▶ Task brief: Will you extract the entries word for word? Images should not appear in the copy.

Figure scripts

══════════════════════════════

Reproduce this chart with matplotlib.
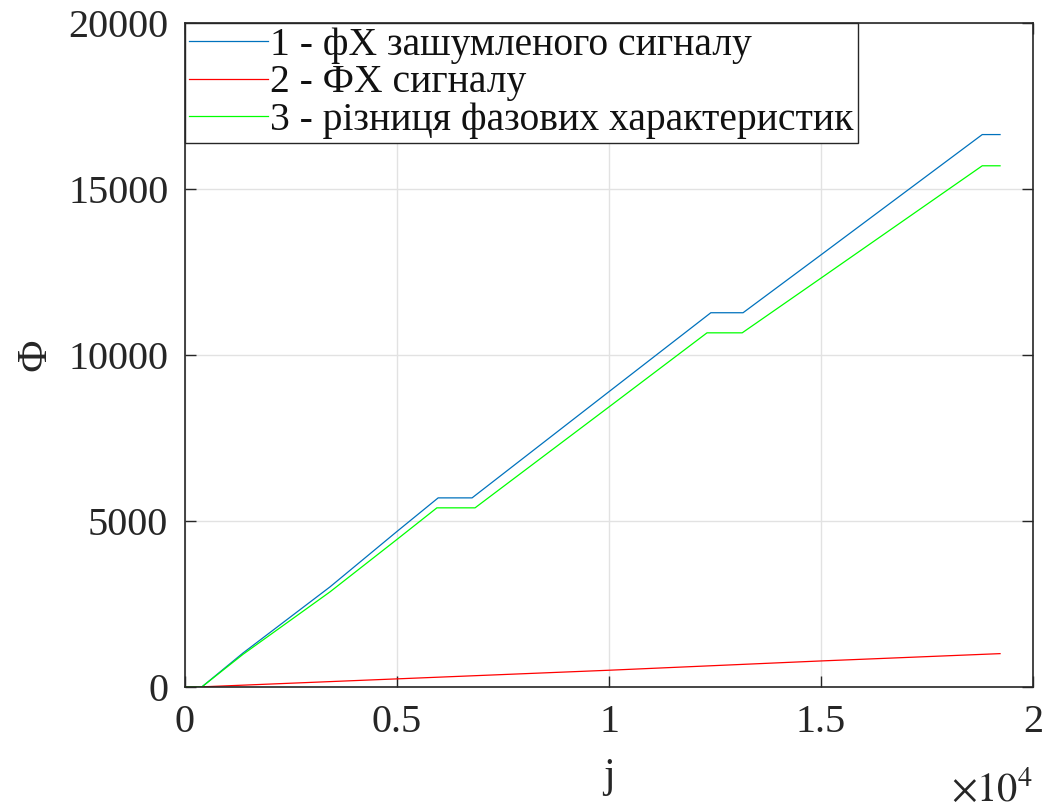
import numpy as np
import matplotlib
matplotlib.use("Agg")
import matplotlib.pyplot as plt
from matplotlib.ticker import FixedLocator, FuncFormatter

plt.rcParams["font.family"] = ["Liberation Serif", "DejaVu Serif"]
plt.rcParams["mathtext.fontset"] = "stix"

# --- data (j, phase) ---
j_noisy = [0, 400, 1370, 3420, 5000, 5970, 6770, 10000, 12400, 13160, 15000, 18800, 19220]
phi_noisy = [0, 0, 1020, 3010, 4680, 5690, 5690, 8890, 11265, 11265, 13010, 16630, 16630]

j_clean = [0, 400, 5000, 10000, 15000, 19220]
phi_clean = [0, 0, 240, 500, 780, 1000]

j_diff = [0, 400, 1370, 3420, 5000, 5940, 6840, 10000, 12310, 13140, 15000, 18800, 19220]
phi_diff = [0, 0, 980, 2860, 4440, 5390, 5390, 8430, 10660, 10660, 12310, 15690, 15690]

labels = ["1 - фХ зашумленого сигналу",
          "2 - ФХ сигналу",
          "3 - різниця фазових характеристик"]
colors = ["#0072BD", "#FF0000", "#00FF00"]

x_ticks = [0, 5000, 10000, 15000, 20000]
x_tick_labels = ["0", "0.5", "1", "1.5", "2"]
y_ticks = [0, 5000, 10000, 15000, 20000]

fig = plt.figure(figsize=(10.51, 8.09), dpi=100)
ax = fig.add_axes([0.176, 0.151, 0.807, 0.821])

ax.plot(j_noisy, phi_noisy, color=colors[0], lw=0.9, label=labels[0])
ax.plot(j_clean, phi_clean, color=colors[1], lw=0.9, label=labels[1])
ax.plot(j_diff, phi_diff, color=colors[2], lw=0.9, label=labels[2])

ax.set_xlim(0, 20000)
ax.set_ylim(0, 20000)
ax.xaxis.set_major_locator(FixedLocator(x_ticks))
ax.xaxis.set_major_formatter(FuncFormatter(lambda v, p: x_tick_labels[x_ticks.index(int(round(v)))]))
ax.yaxis.set_major_locator(FixedLocator(y_ticks))
ax.yaxis.set_major_formatter(FuncFormatter(lambda v, p: f"{int(round(v))}"))

ax.grid(True, color="#e2e2e2", lw=1.0)
ax.set_axisbelow(True)
for s in ax.spines.values():
    s.set_linewidth(1.2)
    s.set_color("#262626")

ax.tick_params(direction="in", top=True, right=True, length=8, width=1.0,
               labelsize=29, pad=12, colors="#262626", labelcolor="#262626")

ax.set_xlabel("j", fontsize=30, labelpad=12, color="#262626")
ax.set_ylabel("Ф", fontsize=30, labelpad=10, color="#262626")
ax.text(1.0, -0.128, r"$\times10^{4}$", transform=ax.transAxes,
        ha="right", va="top", fontsize=29, color="#262626")

leg = ax.legend(loc="upper left", bbox_to_anchor=(0.0, 1.0), borderaxespad=0.0,
                fontsize=28.5, handlelength=2.0, handletextpad=0.05,
                labelspacing=0.02, borderpad=0.1, fancybox=False,
                framealpha=1.0, edgecolor="#262626")
leg.get_frame().set_linewidth(1.0)
for t in leg.get_texts():
    t.set_color("#111111")

fig.savefig("out.png", dpi=100)
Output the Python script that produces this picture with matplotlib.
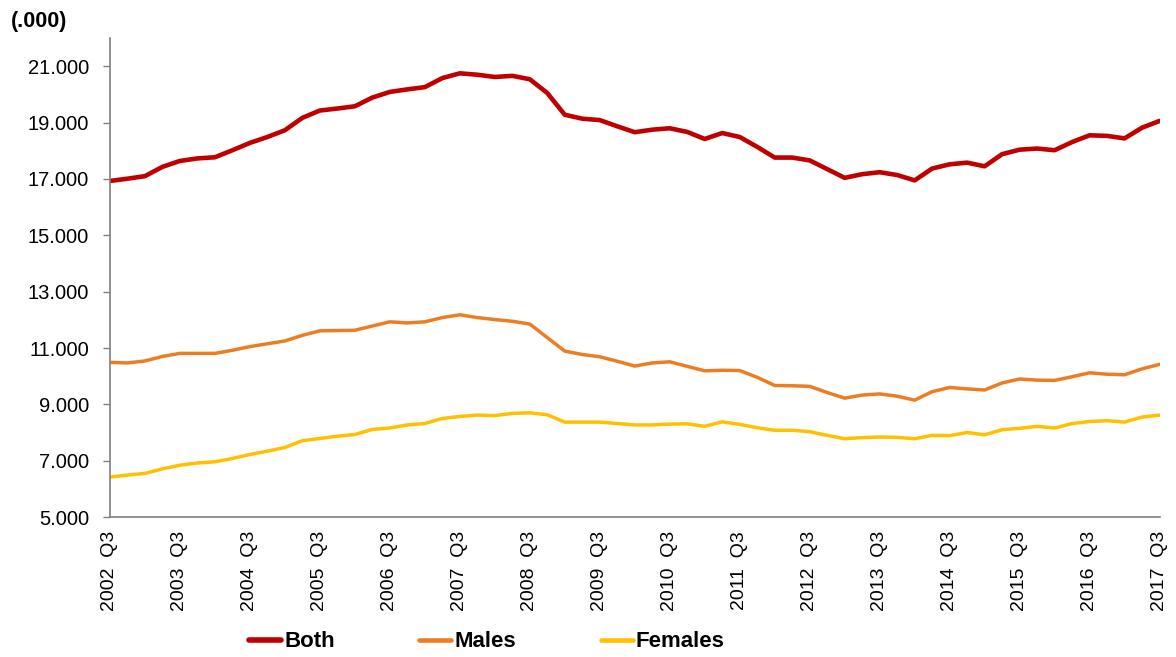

══════════════════════════════

▶ Answer:
Reproduce this chart with matplotlib.
import numpy as np
import matplotlib
matplotlib.use("Agg")
import matplotlib.pyplot as plt
from matplotlib.ticker import FixedLocator, FuncFormatter

plt.rcParams["font.family"] = ["Liberation Serif", "DejaVu Serif"]
plt.rcParams["mathtext.fontset"] = "stix"

# --- data (j, phase) ---
j_noisy = [0, 400, 1370, 3420, 5000, 5970, 6770, 10000, 12400, 13160, 15000, 18800, 19220]
phi_noisy = [0, 0, 1020, 3010, 4680, 5690, 5690, 8890, 11265, 11265, 13010, 16630, 16630]

j_clean = [0, 400, 5000, 10000, 15000, 19220]
phi_clean = [0, 0, 240, 500, 780, 1000]

j_diff = [0, 400, 1370, 3420, 5000, 5940, 6840, 10000, 12310, 13140, 15000, 18800, 19220]
phi_diff = [0, 0, 980, 2860, 4440, 5390, 5390, 8430, 10660, 10660, 12310, 15690, 15690]

labels = ["1 - фХ зашумленого сигналу",
          "2 - ФХ сигналу",
          "3 - різниця фазових характеристик"]
colors = ["#0072BD", "#FF0000", "#00FF00"]

x_ticks = [0, 5000, 10000, 15000, 20000]
x_tick_labels = ["0", "0.5", "1", "1.5", "2"]
y_ticks = [0, 5000, 10000, 15000, 20000]

fig = plt.figure(figsize=(10.51, 8.09), dpi=100)
ax = fig.add_axes([0.176, 0.151, 0.807, 0.821])

ax.plot(j_noisy, phi_noisy, color=colors[0], lw=0.9, label=labels[0])
ax.plot(j_clean, phi_clean, color=colors[1], lw=0.9, label=labels[1])
ax.plot(j_diff, phi_diff, color=colors[2], lw=0.9, label=labels[2])

ax.set_xlim(0, 20000)
ax.set_ylim(0, 20000)
ax.xaxis.set_major_locator(FixedLocator(x_ticks))
ax.xaxis.set_major_formatter(FuncFormatter(lambda v, p: x_tick_labels[x_ticks.index(int(round(v)))]))
ax.yaxis.set_major_locator(FixedLocator(y_ticks))
ax.yaxis.set_major_formatter(FuncFormatter(lambda v, p: f"{int(round(v))}"))

ax.grid(True, color="#e2e2e2", lw=1.0)
ax.set_axisbelow(True)
for s in ax.spines.values():
    s.set_linewidth(1.2)
    s.set_color("#262626")

ax.tick_params(direction="in", top=True, right=True, length=8, width=1.0,
               labelsize=29, pad=12, colors="#262626", labelcolor="#262626")

ax.set_xlabel("j", fontsize=30, labelpad=12, color="#262626")
ax.set_ylabel("Ф", fontsize=30, labelpad=10, color="#262626")
ax.text(1.0, -0.128, r"$\times10^{4}$", transform=ax.transAxes,
        ha="right", va="top", fontsize=29, color="#262626")

leg = ax.legend(loc="upper left", bbox_to_anchor=(0.0, 1.0), borderaxespad=0.0,
                fontsize=28.5, handlelength=2.0, handletextpad=0.05,
                labelspacing=0.02, borderpad=0.1, fancybox=False,
                framealpha=1.0, edgecolor="#262626")
leg.get_frame().set_linewidth(1.0)
for t in leg.get_texts():
    t.set_color("#111111")

fig.savefig("out.png", dpi=100)
Output the Python script that produces this picture with matplotlib.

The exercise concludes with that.